What you will do
Locate every line in the records below that contains the word "this", and copy each one.

━━━━━━━━

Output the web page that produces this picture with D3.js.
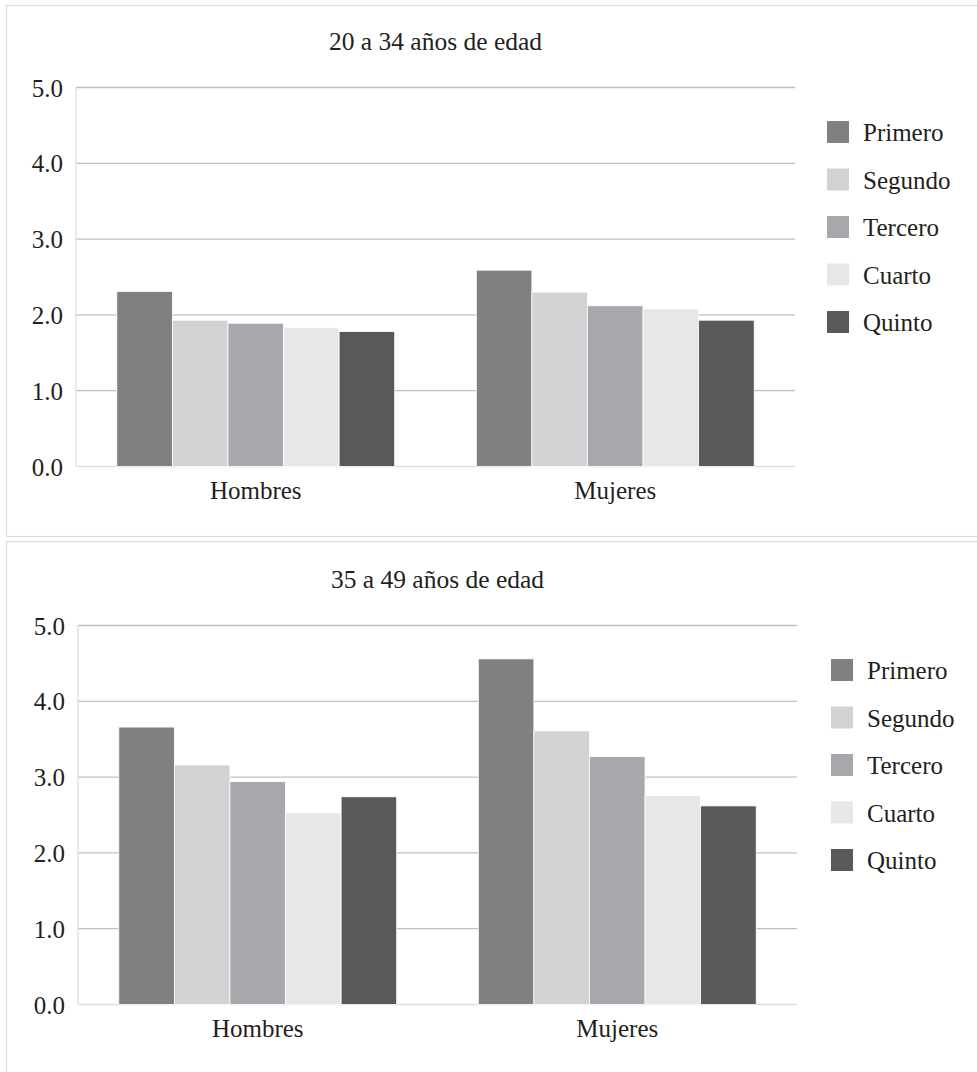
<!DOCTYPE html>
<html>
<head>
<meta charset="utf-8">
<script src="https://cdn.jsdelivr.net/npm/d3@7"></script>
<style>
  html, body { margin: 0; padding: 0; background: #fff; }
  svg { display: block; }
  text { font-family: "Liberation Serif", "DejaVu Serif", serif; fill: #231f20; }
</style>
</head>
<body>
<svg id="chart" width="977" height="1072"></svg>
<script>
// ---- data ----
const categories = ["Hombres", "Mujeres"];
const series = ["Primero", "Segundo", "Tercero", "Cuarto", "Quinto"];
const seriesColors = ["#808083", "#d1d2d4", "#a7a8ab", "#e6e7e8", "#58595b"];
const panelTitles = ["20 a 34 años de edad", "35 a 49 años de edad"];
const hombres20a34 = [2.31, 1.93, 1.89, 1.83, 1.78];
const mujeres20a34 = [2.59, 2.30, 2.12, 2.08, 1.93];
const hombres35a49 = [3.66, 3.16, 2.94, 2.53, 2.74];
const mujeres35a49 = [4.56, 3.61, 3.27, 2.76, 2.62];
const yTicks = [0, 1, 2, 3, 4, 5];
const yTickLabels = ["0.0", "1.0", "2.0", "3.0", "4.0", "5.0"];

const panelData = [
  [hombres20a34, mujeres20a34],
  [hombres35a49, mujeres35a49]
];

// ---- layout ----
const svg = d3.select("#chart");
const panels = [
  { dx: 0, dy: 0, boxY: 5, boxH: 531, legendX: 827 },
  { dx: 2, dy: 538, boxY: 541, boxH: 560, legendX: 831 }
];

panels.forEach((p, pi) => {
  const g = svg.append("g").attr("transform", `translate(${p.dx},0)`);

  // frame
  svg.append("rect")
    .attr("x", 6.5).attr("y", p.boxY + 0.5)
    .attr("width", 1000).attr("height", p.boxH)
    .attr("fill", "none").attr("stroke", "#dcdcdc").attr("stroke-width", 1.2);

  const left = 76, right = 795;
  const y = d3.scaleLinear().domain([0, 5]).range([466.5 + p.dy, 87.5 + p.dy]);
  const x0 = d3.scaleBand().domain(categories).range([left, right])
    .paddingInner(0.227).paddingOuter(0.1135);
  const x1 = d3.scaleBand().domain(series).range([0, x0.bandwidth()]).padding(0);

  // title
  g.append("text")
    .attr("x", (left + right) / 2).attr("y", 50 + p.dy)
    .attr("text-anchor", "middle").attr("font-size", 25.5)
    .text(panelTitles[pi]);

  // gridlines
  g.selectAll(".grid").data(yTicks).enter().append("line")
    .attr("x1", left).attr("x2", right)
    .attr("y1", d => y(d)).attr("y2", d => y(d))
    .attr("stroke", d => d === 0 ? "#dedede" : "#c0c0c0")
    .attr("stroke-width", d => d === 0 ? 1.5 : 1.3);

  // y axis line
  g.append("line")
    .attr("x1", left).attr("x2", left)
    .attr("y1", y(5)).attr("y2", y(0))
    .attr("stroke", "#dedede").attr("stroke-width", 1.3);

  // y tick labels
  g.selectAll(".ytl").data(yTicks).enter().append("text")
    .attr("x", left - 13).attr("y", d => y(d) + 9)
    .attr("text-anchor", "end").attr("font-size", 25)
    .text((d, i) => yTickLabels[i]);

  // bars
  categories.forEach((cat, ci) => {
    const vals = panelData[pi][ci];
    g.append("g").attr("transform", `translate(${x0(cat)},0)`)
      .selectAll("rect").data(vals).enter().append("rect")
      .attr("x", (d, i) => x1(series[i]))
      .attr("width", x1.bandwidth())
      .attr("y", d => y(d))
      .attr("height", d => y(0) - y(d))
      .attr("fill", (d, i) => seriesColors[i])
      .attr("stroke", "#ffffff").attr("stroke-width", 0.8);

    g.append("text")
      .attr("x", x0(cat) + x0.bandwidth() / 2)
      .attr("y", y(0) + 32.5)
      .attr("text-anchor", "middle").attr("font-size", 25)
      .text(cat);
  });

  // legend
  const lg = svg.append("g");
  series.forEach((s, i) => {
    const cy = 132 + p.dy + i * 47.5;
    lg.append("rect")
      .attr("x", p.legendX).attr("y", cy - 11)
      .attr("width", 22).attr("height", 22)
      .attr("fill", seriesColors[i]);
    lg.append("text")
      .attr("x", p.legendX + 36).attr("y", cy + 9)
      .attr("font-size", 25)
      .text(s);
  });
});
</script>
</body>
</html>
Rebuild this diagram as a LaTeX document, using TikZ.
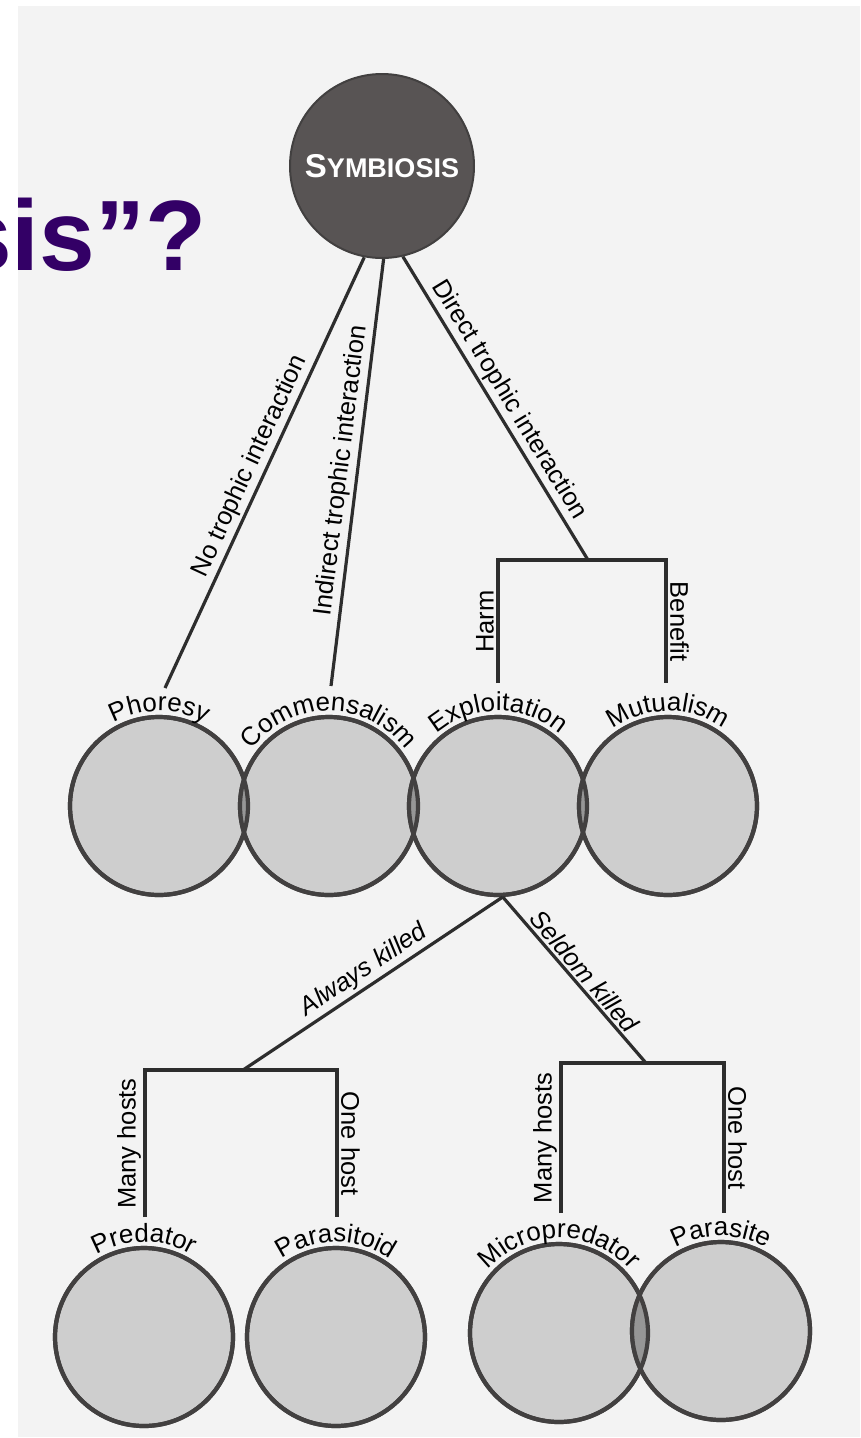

━━━━━━━━

Complete output
Output the web page that produces this picture with D3.js.
Rebuild this diagram as a LaTeX document, using TikZ.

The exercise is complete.